Church planting is busy–there’s no way to sugar coat it. Somehow, though, church planters start talking like they have found the hardest occupation on the planet. First, cut that out and man up. Second, if you want to see your church full of roofers, brick-layers, single moms, and steel workers who are marked by prayer then their pastor has to prioritize prayer in his own life and teaching. If prayer isn’t in your life, you probably won’t be teaching on it all that much. I love Dr. Carson’s blunt advice and I doubt many books have influenced me like Praying with Paul.
- “If two spouses each say, ‘I’m going to treat my self-centeredness as the main problem in the marriage,’ you have the prospect of a truly great marriage.” (Meaning of Marriage, pg. 64).
Church planting will introduce unique challenges into your marriage–count on it. You will be busy at times your family used to enjoy together. You (sinfully) will feel more self-assured that your agenda and motives are important. You (sinfully) will be more convinced that your wife’s agenda and motives are “mucking things up.” I don’t know your wife but I’ll guess you’re at least half the problem. Even if you aren’t, Tim Keller’s book, The Meaning of Marriage: Facing the Complexities of Commitment with the Wisdom of God, provides gracious wisdom for a healthy marriage.
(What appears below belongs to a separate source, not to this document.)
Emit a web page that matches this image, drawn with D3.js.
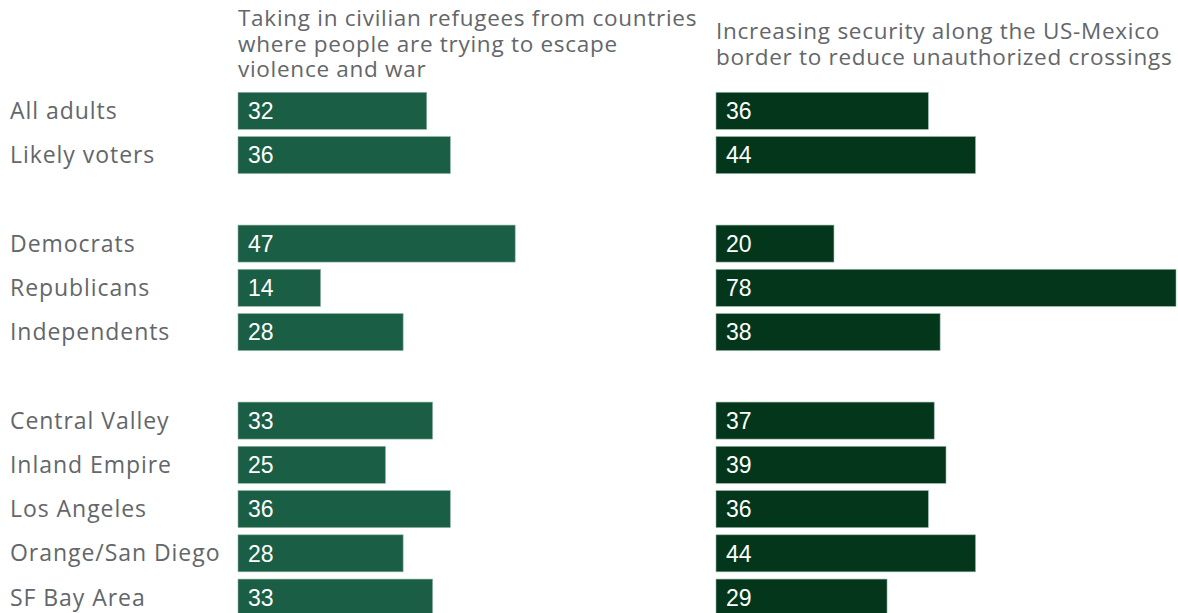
<!DOCTYPE html>
<html>
<head>
<meta charset="utf-8">
<script src="https://cdn.jsdelivr.net/npm/d3@7"></script>
<style>
  html, body { margin: 0; padding: 0; background: #fff; }
  svg { display: block; }
</style>
</head>
<body>
<svg id="chart" width="1178" height="613"></svg>
<script>
const categories = ["All adults", "Likely voters", "", "Democrats", "Republicans", "Independents", " ", "Central Valley", "Inland Empire", "Los Angeles", "Orange/San Diego", "SF Bay Area"];
const refugeesValues = [32, 36, null, 47, 14, 28, null, 33, 25, 36, 28, 33];
const borderValues = [36, 44, null, 20, 78, 38, null, 37, 39, 36, 44, 29];
const panelTitles = [
  ["Taking in civilian refugees from countries", "where people are trying to escape", "violence and war"],
  ["Increasing security along the US-Mexico", "border to reduce unauthorized crossings"]
];
const panelColors = ["#1b5e46", "#03361a"];

const svg = d3.select("#chart");
const y = d3.scaleBand().domain(categories).range([88.7, 88.7 + 44.25 * 12]).paddingInner(0.164).paddingOuter(0.082);
const x = d3.scaleLinear().domain([0, 78]).range([0, 460]);

const labelFont = "'Open Sans', Lato, sans-serif";
const textColor = "#63666a";

// Row labels
svg.append("g").selectAll("text")
  .data(categories.filter(c => c.trim() !== ""))
  .join("text")
  .attr("x", 10)
  .attr("y", d => y(d) + y.bandwidth() / 2)
  .attr("dy", "0.35em")
  .attr("font-family", labelFont)
  .attr("font-size", 23)
  .attr("letter-spacing", 0.95)
  .attr("fill", textColor)
  .text(d => d);

const panels = [
  { x0: 238, values: refugeesValues, title: panelTitles[0], color: panelColors[0] },
  { x0: 716, values: borderValues, title: panelTitles[1], color: panelColors[1] }
];

panels.forEach(p => {
  const g = svg.append("g").attr("transform", `translate(${p.x0},0)`);
  const titleStartY = p.title.length === 3 ? 26 : 39;
  g.append("text")
    .attr("font-family", labelFont)
    .attr("font-size", 22.5)
    .attr("letter-spacing", 0.72)
    .attr("fill", textColor)
    .selectAll("tspan")
    .data(p.title)
    .join("tspan")
    .attr("x", 0)
    .attr("y", (d, i) => titleStartY + i * 25.5)
    .text(d => d);

  const data = categories.map((c, i) => ({ c, v: p.values[i] })).filter(d => d.v != null);
  g.selectAll("rect")
    .data(data)
    .join("rect")
    .attr("x", 0)
    .attr("y", d => y(d.c))
    .attr("width", d => x(d.v))
    .attr("height", y.bandwidth())
    .attr("fill", p.color)
    .attr("stroke", "#8fb3a3")
    .attr("stroke-width", 0.6);

  g.selectAll("text.val")
    .data(data)
    .join("text")
    .attr("class", "val")
    .attr("x", 10)
    .attr("y", d => y(d.c) + y.bandwidth() / 2)
    .attr("dy", "0.36em")
    .attr("font-family", "'Liberation Sans', Arial, sans-serif")
    .attr("font-size", 23)
    .attr("fill", "#fff")
    .text(d => d.v);
});
</script>
</body>
</html>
- “You know that those who are regarded as rulers of the Gentiles lord it over them, and their high officials exercise authority over them. 43 Not so with you. Instead, whoever wants to become great among you must be your servant, 44 and whoever wants to be first must be slave of all. 45 For even the Son of Man did not come to be served, but to serve, and to give his life as a ransom for many” (Mark 10:42–45).
Church planters and pastors, can swallow secular leadership models and advice without chewing–sometimes without even smelling it first! In Mark 10 the Lord Jesus presents one of the most impactful peculiarities of Christian life and leadership–servant leadership. If you talk about the people in your church as the obstacle to your plans or desires you may be forgetting that Jesus called you to serve. We are called to put the glory of God above all else and the good of others ahead of our own interests. Before you begin to regard your congregation/situation as unique (“Surely I don’t have to serve these people!”), Remember that Jesus came and served people who would abandon and kill Him. Great Christian leadership is sacrificial service.
The implications of this principle are massive. Rather than getting angry and tweeting your displeasure about the presence of an American flag on stage or the absence of drinkable coffee in between services (or sharing posts/articles to do your dirty work), place the interest of the old widow and tired mechanic ahead of your own.